§ Collected material
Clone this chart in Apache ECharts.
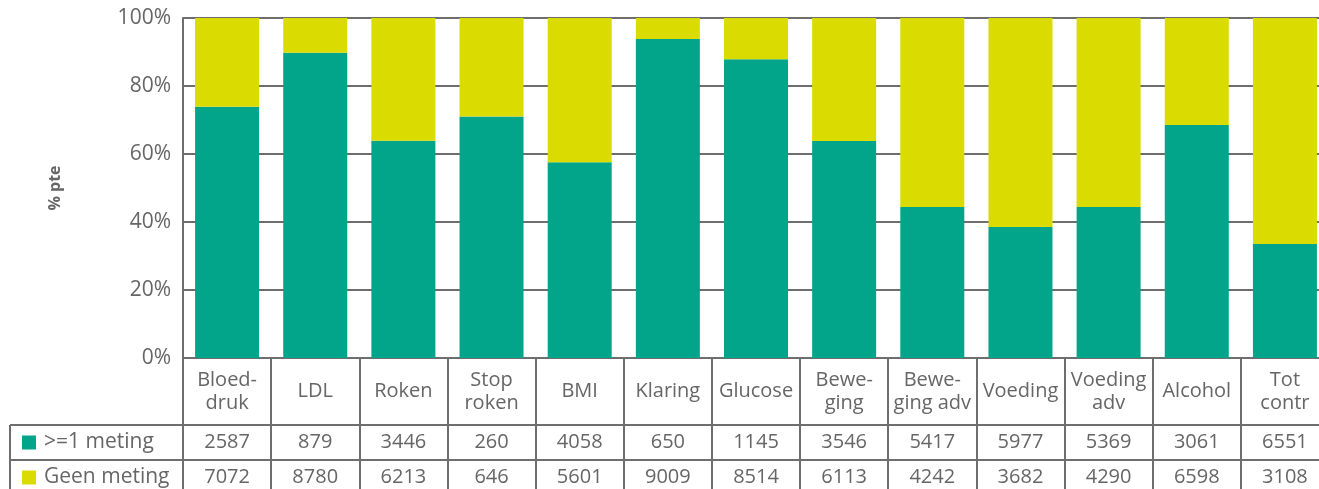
<!DOCTYPE html>
<html>
<head>
<meta charset="utf-8">
<script src="https://cdn.jsdelivr.net/npm/echarts@6/dist/echarts.min.js"></script>
<style>
html,body{margin:0;padding:0;background:#fff;}
#c{width:1319px;height:489px;}
</style>
</head>
<body>
<div id="c"></div>
<script>
var categories = ['Bloed-\ndruk','LDL','Roken','Stop\nroken','BMI','Klaring','Glucose','Bewe-\nging','Bewe-\nging adv','Voeding','Voeding\nadv','Alcohol','Tot\ncontr'];
var seriesNames = ['>=1 meting','Geen meting'];
var pctMeting = [73.9, 89.8, 63.9, 71.0, 57.6, 93.8, 87.9, 63.8, 44.4, 38.5, 44.4, 68.5, 33.5];
var pctGeen   = [26.1, 10.2, 36.1, 29.0, 42.4,  6.2, 12.1, 36.2, 55.6, 61.5, 55.6, 31.5, 66.5];
var rowMeting = [2587, 879, 3446, 260, 4058, 650, 1145, 3546, 5417, 5977, 5369, 3061, 6551];
var rowGeen   = [7072, 8780, 6213, 646, 5601, 9009, 8514, 6113, 4242, 3682, 4290, 6598, 3108];
var yTicks = [0, 20, 40, 60, 80, 100];

var GREEN = '#02A58A', YELLOW = '#DADB00', LINE = '#6e6e6e', TXT = '#666666';
var FONT = 'Open Sans';
var G = {left: 183, top: 18, right: -10, height: 340};
var catRowH = 67, rowH = 35, tableLeft = 10;

var chart = echarts.init(document.getElementById('c'), null, {renderer: 'canvas'});
chart.setOption({
  animation: false,
  backgroundColor: '#fff',
  grid: {left: G.left, top: G.top, right: G.right, height: G.height, containLabel: false, outerBoundsMode: 'none'},
  xAxis: {
    type: 'category',
    data: categories,
    axisLine: {show: true, lineStyle: {color: LINE, width: 2}},
    axisTick: {show: true, length: catRowH + 2 * rowH + 4, lineStyle: {color: LINE, width: 2}},
    axisLabel: {interval: 0, margin: catRowH / 2, verticalAlign: 'middle', color: TXT, fontSize: 20, lineHeight: 23, fontFamily: FONT}
  },
  yAxis: {
    type: 'value',
    min: yTicks[0], max: yTicks[yTicks.length - 1], interval: 20,
    name: '% pte', nameLocation: 'middle', nameRotate: 90, nameGap: 120,
    nameTextStyle: {color: TXT, fontSize: 16, fontWeight: 'bold', fontFamily: FONT},
    axisLine: {show: true, lineStyle: {color: LINE, width: 2}},
    axisTick: {show: false},
    splitLine: {show: true, lineStyle: {color: LINE, width: 2}},
    axisLabel: {formatter: '{value}%', margin: 12, color: TXT, fontSize: 21, fontFamily: FONT}
  },
  series: [
    {name: seriesNames[0], type: 'bar', stack: 'a', data: pctMeting, barWidth: 64, itemStyle: {color: GREEN}},
    {name: seriesNames[1], type: 'bar', stack: 'a', data: pctGeen, barWidth: 64, itemStyle: {color: YELLOW}}
  ]
});

var bottom = G.top + G.height;
var y1 = bottom + catRowH, y2 = y1 + rowH, y3 = y2 + rowH;
var els = [];
function hline(y){ els.push({type:'line', shape:{x1:tableLeft, y1:y, x2:1330, y2:y}, style:{stroke:LINE, lineWidth:2}, z:10}); }
hline(y1); hline(y2);
els.push({type:'line', shape:{x1:tableLeft, y1:y1, x2:tableLeft, y2:y3+4}, style:{stroke:LINE, lineWidth:2}, z:10});
var rows = [rowMeting, rowGeen], colors = [GREEN, YELLOW], tops = [y1, y2];
for (var r = 0; r < 2; r++) {
  var cy = tops[r] + rowH / 2;
  els.push({type:'rect', shape:{x:22, y:cy-7, width:14, height:14}, style:{fill:colors[r]}, z:10});
  els.push({type:'text', x:44, y:cy, style:{text:seriesNames[r], fill:TXT, font:'21px "Open Sans"', textVerticalAlign:'middle', textAlign:'left'}, z:10});
  for (var i = 0; i < categories.length; i++) {
    var cx = chart.convertToPixel({xAxisIndex:0}, i);
    els.push({type:'text', x:cx, y:cy, style:{text:String(rows[r][i]), fill:TXT, font:'20px "Open Sans"', textVerticalAlign:'middle', textAlign:'center'}, z:10});
  }
}
chart.setOption({graphic: {elements: els}});
</script>
</body>
</html>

§ Instruction
Copy nothing but the lines from the top of the material through the line holding "var catRowH = 67, rowH = 35, tableLeft = 10;", exactly as written; omit pictures.

§ Answer to the exercise
Clone this chart in Apache ECharts.
<!DOCTYPE html>
<html>
<head>
<meta charset="utf-8">
<script src="https://cdn.jsdelivr.net/npm/echarts@6/dist/echarts.min.js"></script>
<style>
html,body{margin:0;padding:0;background:#fff;}
#c{width:1319px;height:489px;}
</style>
</head>
<body>
<div id="c"></div>
<script>
var categories = ['Bloed-\ndruk','LDL','Roken','Stop\nroken','BMI','Klaring','Glucose','Bewe-\nging','Bewe-\nging adv','Voeding','Voeding\nadv','Alcohol','Tot\ncontr'];
var seriesNames = ['>=1 meting','Geen meting'];
var pctMeting = [73.9, 89.8, 63.9, 71.0, 57.6, 93.8, 87.9, 63.8, 44.4, 38.5, 44.4, 68.5, 33.5];
var pctGeen   = [26.1, 10.2, 36.1, 29.0, 42.4,  6.2, 12.1, 36.2, 55.6, 61.5, 55.6, 31.5, 66.5];
var rowMeting = [2587, 879, 3446, 260, 4058, 650, 1145, 3546, 5417, 5977, 5369, 3061, 6551];
var rowGeen   = [7072, 8780, 6213, 646, 5601, 9009, 8514, 6113, 4242, 3682, 4290, 6598, 3108];
var yTicks = [0, 20, 40, 60, 80, 100];

var GREEN = '#02A58A', YELLOW = '#DADB00', LINE = '#6e6e6e', TXT = '#666666';
var FONT = 'Open Sans';
var G = {left: 183, top: 18, right: -10, height: 340};
var catRowH = 67, rowH = 35, tableLeft = 10;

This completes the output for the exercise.